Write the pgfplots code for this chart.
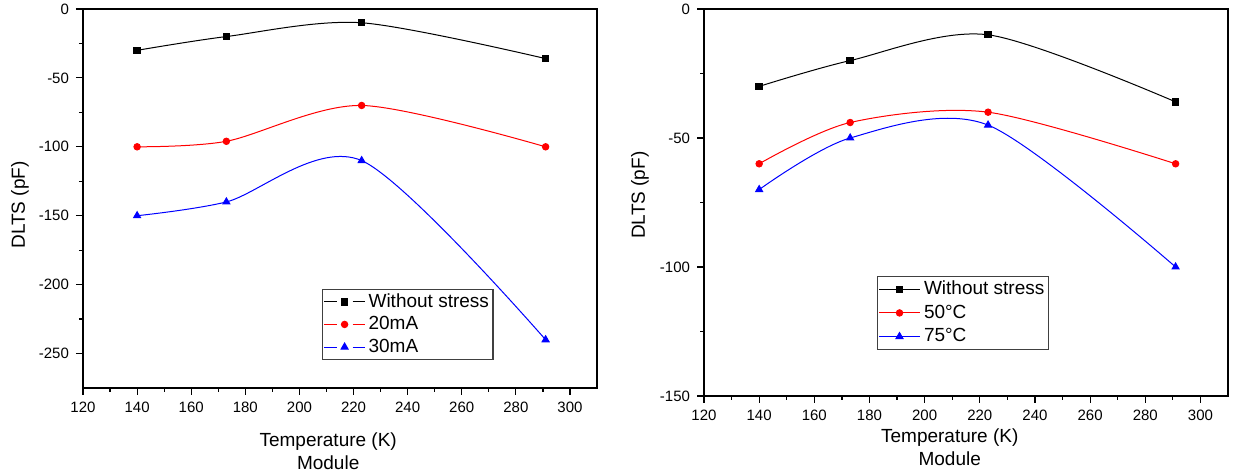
\documentclass[border=0pt]{standalone}
\usepackage{pgfplots}
\pgfplotsset{compat=1.18}
\usepackage{fontspec}
\setmainfont{Liberation Sans}

\pgfplotsset{
  myaxis/.style={
    scale only axis,
    xmin=120, xmax=310, xtick={120,140,...,300}, minor x tick num=1,
    tick align=outside, xtick pos=bottom, ytick pos=left,
    major tick length=3.5pt, minor tick length=2pt,
    every tick/.style={black, line width=0.6pt},
    axis line style={line width=0.8pt},
    /pgf/number format/assume math mode=true,
    tick label style={font=\fontsize{7.5}{8}\selectfont},
    label style={font=\fontsize{9.5}{11.5}\selectfont},
    xlabel={Temperature (K)\\Module},
    xlabel style={align=center, anchor=north, inner sep=0pt},
    ylabel={DLTS (pF)},
    ylabel style={anchor=center, inner sep=0pt},
    legend cell align=left,
    legend style={font=\fontsize{9.5}{11}\selectfont, draw=black!75, line width=0.6pt, anchor=south west, inner sep=0.5pt, row sep=0pt},
    every axis plot/.append style={smooth, line width=0.5pt},
  }
}

\begin{document}
\begin{tikzpicture}
\useasboundingbox (0,0) rectangle (618pt,237.5pt);

\begin{axis}[myaxis,
  at={(41.5pt,233pt)}, anchor=north west,
  width=257pt, height=189.5pt,
  ymin=-275, ymax=0, ytick={-250,-200,...,0}, minor y tick num=1,
  xlabel style={at={(axis description cs:0.477,-0.116)}},
  ylabel style={at={(axis description cs:-0.1226,0.483)}},
  legend style={at={(rel axis cs:0.465,0.074)}, nodes={inner sep=1.5pt, text height=6.8pt, text depth=1.5pt}},
  legend image code/.code={
    \draw[#1] (0cm,0cm) -- (0.22cm,0cm);
    \draw[#1] (0.50cm,0cm) -- (0.72cm,0cm);
    \draw[#1, only marks] plot coordinates {(0.36cm,0cm)};
  },
]
\addplot[black, mark=square*, mark size=1.6pt] coordinates {(140,-30)(173,-20)(223,-10)(291,-36)};
\addlegendentry{Without stress}
\addplot[red, mark=*, mark size=1.6pt] coordinates {(140,-100)(173,-96)(223,-70)(291,-100)};
\addlegendentry{20mA}
\addplot[blue, mark=triangle*, mark size=2pt] coordinates {(140,-150)(173,-140)(223,-110)(291,-240)};
\addlegendentry{30mA}
\end{axis}

\begin{axis}[myaxis,
  at={(352pt,233pt)}, anchor=north west,
  width=262pt, height=193.5pt,
  ymin=-150, ymax=0, ytick={-150,-100,-50,0}, minor y tick num=1,
  xlabel style={at={(axis description cs:0.469,-0.0827)}},
  ylabel style={at={(axis description cs:-0.1221,0.519)}},
  legend style={at={(rel axis cs:0.330,0.119)}, nodes={inner sep=1.75pt, text height=6.8pt, text depth=1.5pt}},
  legend image code/.code={
    \draw[mark repeat=2, mark phase=2, #1] plot coordinates {(0cm,0cm)(0.36cm,0cm)(0.72cm,0cm)};
  },
]
\addplot[black, mark=square*, mark size=1.6pt] coordinates {(140,-30)(173,-20)(223,-10)(291,-36)};
\addlegendentry{Without stress}
\addplot[red, mark=*, mark size=1.6pt] coordinates {(140,-60)(173,-44)(223,-40)(291,-60)};
\addlegendentry{50°C}
\addplot[blue, mark=triangle*, mark size=2pt] coordinates {(140,-70)(173,-50)(223,-45)(291,-100)};
\addlegendentry{75°C}
\end{axis}
\end{tikzpicture}
\end{document}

◆ TASK PROMPT:
From the first line of the listing above, repeat every line through the one holding "(0,0) rectangle (618pt,237.5pt);". Both ends count, and pictures stay out.

◆ THE OUTPUT:
Write the pgfplots code for this chart.
\documentclass[border=0pt]{standalone}
\usepackage{pgfplots}
\pgfplotsset{compat=1.18}
\usepackage{fontspec}
\setmainfont{Liberation Sans}

\pgfplotsset{
  myaxis/.style={
    scale only axis,
    xmin=120, xmax=310, xtick={120,140,...,300}, minor x tick num=1,
    tick align=outside, xtick pos=bottom, ytick pos=left,
    major tick length=3.5pt, minor tick length=2pt,
    every tick/.style={black, line width=0.6pt},
    axis line style={line width=0.8pt},
    /pgf/number format/assume math mode=true,
    tick label style={font=\fontsize{7.5}{8}\selectfont},
    label style={font=\fontsize{9.5}{11.5}\selectfont},
    xlabel={Temperature (K)\\Module},
    xlabel style={align=center, anchor=north, inner sep=0pt},
    ylabel={DLTS (pF)},
    ylabel style={anchor=center, inner sep=0pt},
    legend cell align=left,
    legend style={font=\fontsize{9.5}{11}\selectfont, draw=black!75, line width=0.6pt, anchor=south west, inner sep=0.5pt, row sep=0pt},
    every axis plot/.append style={smooth, line width=0.5pt},
  }
}

\begin{document}
\begin{tikzpicture}
\useasboundingbox (0,0) rectangle (618pt,237.5pt);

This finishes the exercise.